Production of multistrange hadrons, light nuclei and hypertriton in central Au+Au collisions at $\sqrt{s_{NN}}=$ 11.5 and 200 GeV

TL;DR

This study uses a coalescence model to analyze the production of multistrange hadrons, light nuclei, and hypertriton in central Au+Au collisions at 11.5 and 200 GeV, revealing exponential suppression with increasing strangeness and nucleon number.

Contribution

It provides new insights into the production rates and strangeness population factors of multistrange particles and light nuclei at different collision energies using a naive coalescence approach.

Findings

Production rate decreases significantly with each additional nucleon.

Yield of multistrange hadrons decreases exponentially with strangeness quantum number.
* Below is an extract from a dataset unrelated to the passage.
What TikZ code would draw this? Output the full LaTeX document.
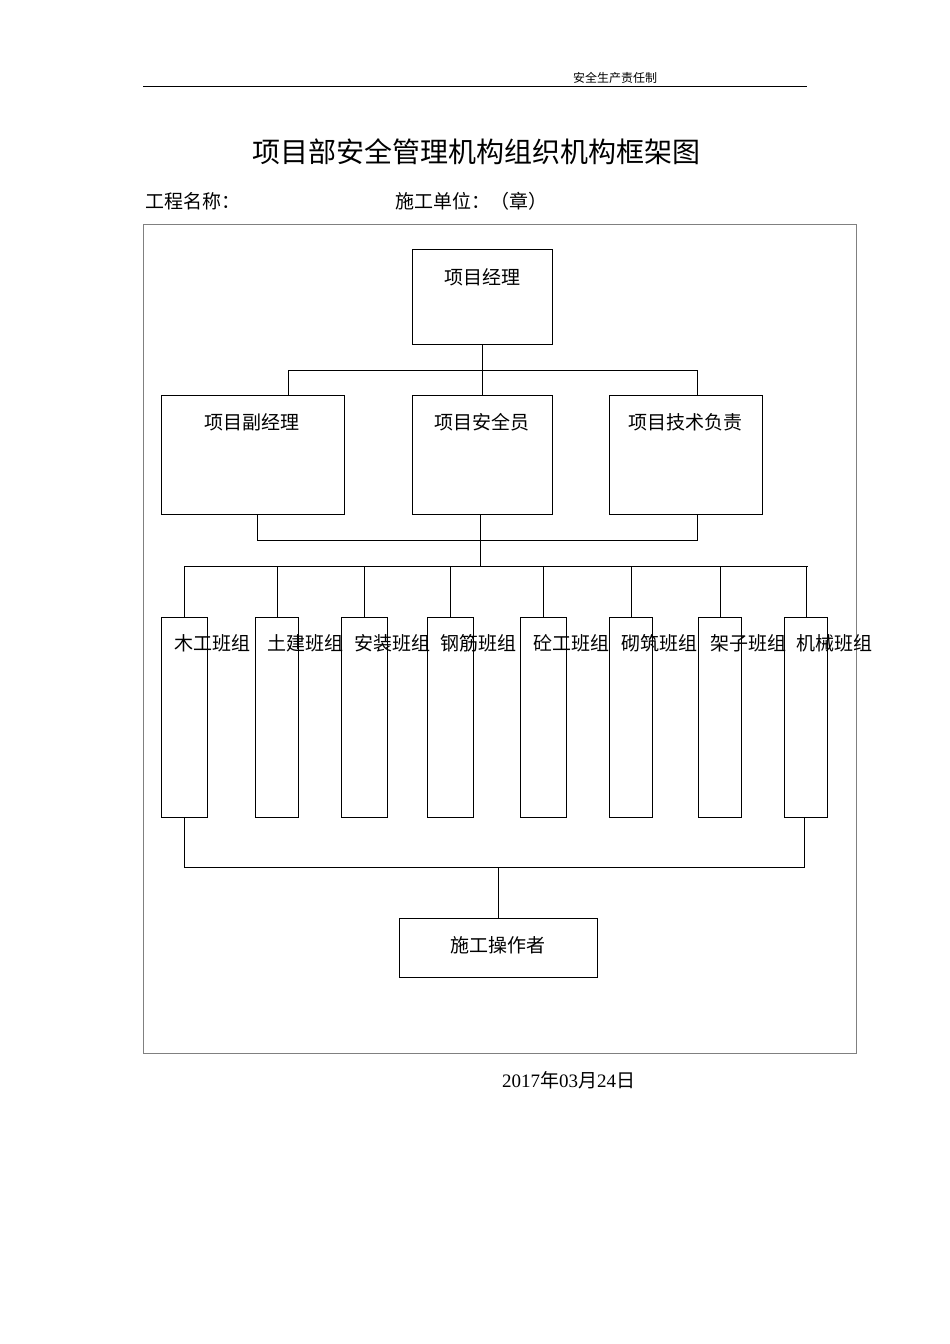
\documentclass[tikz,border=0pt]{standalone}
\usepackage{fontspec}
\setmainfont{Liberation Serif}
\newfontfamily\cjk{Noto Sans CJK SC}
\begin{document}
\begin{tikzpicture}[x=1pt,y=-1pt,
  bx/.style={draw,line width=0.8pt},
  ln/.style={line width=0.8pt},
  t/.style={font=\cjk\fontsize{19}{19}\selectfont,inner sep=0pt}]
\useasboundingbox (0,0) rectangle (950,1344);
\node[font=\cjk\fontsize{12}{12}\selectfont] (hd) at (615,78) {安全生产责任制};
\draw[ln] (143,86) -- (807,86);
\node[font=\cjk\fontsize{28}{28}\selectfont] (title) at (476,152) {项目部安全管理机构组织机构框架图};
\node[t,anchor=west] (gc) at (145,201) {工程名称：};
\node[t,anchor=west] (sg) at (395,201) {施工单位：（章）};
\draw[gray,line width=0.8pt] (143,224) rectangle (856,1053);
\draw[bx] (412,249) rectangle (552,344);
\node[t] (pm) at (482,277) {项目经理};
\draw[bx] (161,395) rectangle (344,514);
\draw[bx] (412,395) rectangle (552,514);
\draw[bx] (609,395) rectangle (762,514);
\node[t] (d1) at (252,422) {项目副经理};
\node[t] (d2) at (482,422) {项目安全员};
\node[t] (d3) at (685,422) {项目技术负责};
\draw[ln] (482,344) -- (482,395);
\draw[ln] (288,395) -- (288,370) -- (697,370) -- (697,395);
\draw[ln] (257,514) -- (257,540) -- (697,540) -- (697,514);
\draw[ln] (480,514) -- (480,566);
\draw[ln] (184,566) -- (808,566);
\foreach \a/\b/\c/\w in {161/207/184/木工班组,255/298/277/土建班组,341/387/364/安装班组,427/473/450/钢筋班组,520/566/543/砼工班组,609/652/631/砌筑班组,698/741/720/架子班组,784/827/806/机械班组}{
  \draw[bx] (\a,617) rectangle (\b,817);
  \draw[ln] (\c,566) -- (\c,617);
  \node[t,text width=20pt,align=center,font=\cjk\fontsize{19}{50}\selectfont,anchor=north] at (\c,634) {\w};
}
\draw[ln] (184,817) -- (184,867) -- (804,867) -- (804,817);
\draw[ln] (498,867) -- (498,918);
\draw[bx] (399,918) rectangle (597,977);
\node[t] (op) at (498,945) {施工操作者};
\node[font=\fontsize{19}{19}\selectfont,anchor=west,inner sep=0pt] (date) at (502,1080) {2017{\cjk 年}03{\cjk 月}24{\cjk 日}};
\end{tikzpicture}
\end{document}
Strangeness population factors vary with transverse momentum and energy.

Abstract

The production of dibaryons, light nuclei and hypertriton in the most central Au+Au collisions at $\sqrt{s_{NN}}=$ 11.5 and 200 GeV are investigated by using a naive coalescence model. The production of light nuclei is studied and found that the production rate reduces by a factor of 330 (1200) for each extra nucleon added to nuclei at $\sqrt{s_{NN}}=$ 11.5 (200) GeV. The $p_{T}$ integrated yield of multistrange hadrons falls exponentially as strangeness quantum number increases. We further investigate strangeness population factor $S_{3}, S_{2}$ as a function of transverse momentum as well as $\sqrt{s_{NN}}$. The calculations for $\sqrt{s_{NN}}=$ 11.5 GeV presented here will stimulate interest to carry out these measurements during the phase-II of beam energy scan program at STAR experiment.